---------- Material to process

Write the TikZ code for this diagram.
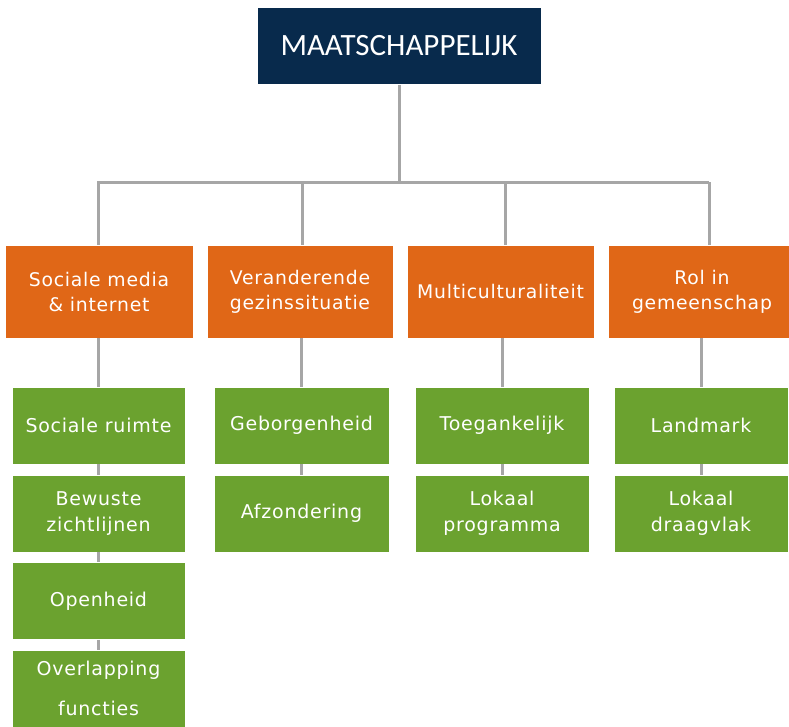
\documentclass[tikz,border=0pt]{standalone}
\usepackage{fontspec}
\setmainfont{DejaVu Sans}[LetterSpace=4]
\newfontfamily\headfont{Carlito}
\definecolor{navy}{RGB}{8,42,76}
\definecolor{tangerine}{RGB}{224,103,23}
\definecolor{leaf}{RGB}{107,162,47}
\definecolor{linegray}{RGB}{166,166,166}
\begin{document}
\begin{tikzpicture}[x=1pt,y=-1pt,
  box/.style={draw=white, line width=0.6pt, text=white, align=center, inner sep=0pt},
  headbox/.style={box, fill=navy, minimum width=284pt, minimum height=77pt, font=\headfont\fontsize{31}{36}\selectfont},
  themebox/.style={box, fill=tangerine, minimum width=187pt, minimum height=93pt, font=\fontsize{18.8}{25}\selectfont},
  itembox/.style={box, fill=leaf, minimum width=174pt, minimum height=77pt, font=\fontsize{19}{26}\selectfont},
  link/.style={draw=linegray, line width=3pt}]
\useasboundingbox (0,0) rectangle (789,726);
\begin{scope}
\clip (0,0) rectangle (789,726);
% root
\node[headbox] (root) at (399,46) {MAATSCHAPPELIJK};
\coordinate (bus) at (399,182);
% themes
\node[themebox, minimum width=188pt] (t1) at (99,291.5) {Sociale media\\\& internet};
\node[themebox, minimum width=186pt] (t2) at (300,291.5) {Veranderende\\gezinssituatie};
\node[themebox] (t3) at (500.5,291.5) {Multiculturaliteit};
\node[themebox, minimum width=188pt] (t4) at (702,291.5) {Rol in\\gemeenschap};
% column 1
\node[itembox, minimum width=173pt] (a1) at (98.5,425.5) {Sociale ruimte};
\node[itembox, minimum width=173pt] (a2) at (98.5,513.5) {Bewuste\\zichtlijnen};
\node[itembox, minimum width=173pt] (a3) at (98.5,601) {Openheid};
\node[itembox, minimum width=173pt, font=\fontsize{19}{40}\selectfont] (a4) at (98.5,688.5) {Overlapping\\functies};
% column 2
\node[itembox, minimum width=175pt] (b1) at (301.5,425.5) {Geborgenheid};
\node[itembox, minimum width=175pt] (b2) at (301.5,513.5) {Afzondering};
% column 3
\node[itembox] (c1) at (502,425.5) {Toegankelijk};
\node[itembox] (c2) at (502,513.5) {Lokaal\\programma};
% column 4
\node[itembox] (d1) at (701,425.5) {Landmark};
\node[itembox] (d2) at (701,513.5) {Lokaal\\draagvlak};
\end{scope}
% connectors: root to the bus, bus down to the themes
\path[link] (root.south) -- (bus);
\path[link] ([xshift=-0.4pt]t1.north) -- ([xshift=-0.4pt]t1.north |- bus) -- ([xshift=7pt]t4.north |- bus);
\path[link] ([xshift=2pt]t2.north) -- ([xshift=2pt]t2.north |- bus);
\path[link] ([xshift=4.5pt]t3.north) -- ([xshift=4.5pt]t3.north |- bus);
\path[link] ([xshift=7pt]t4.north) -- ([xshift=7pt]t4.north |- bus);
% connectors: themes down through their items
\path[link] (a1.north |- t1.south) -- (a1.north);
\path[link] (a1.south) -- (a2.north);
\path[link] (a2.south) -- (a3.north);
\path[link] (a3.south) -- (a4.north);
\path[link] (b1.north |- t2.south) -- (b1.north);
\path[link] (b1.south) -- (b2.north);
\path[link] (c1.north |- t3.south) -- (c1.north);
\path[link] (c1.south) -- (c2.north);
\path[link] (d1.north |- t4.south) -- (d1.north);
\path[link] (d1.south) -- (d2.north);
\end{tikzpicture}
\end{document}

--------------------
---------- Material to process

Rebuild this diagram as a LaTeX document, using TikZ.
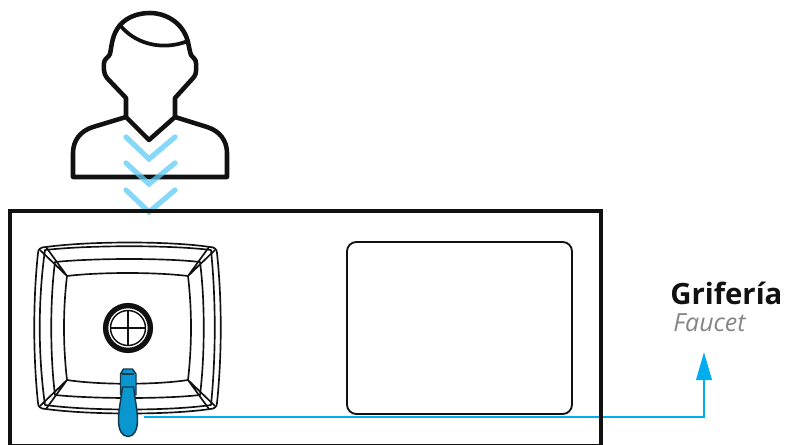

--------------------

Tally the lines of the listing in which the word "diagram" occurs, and state the total alone.

2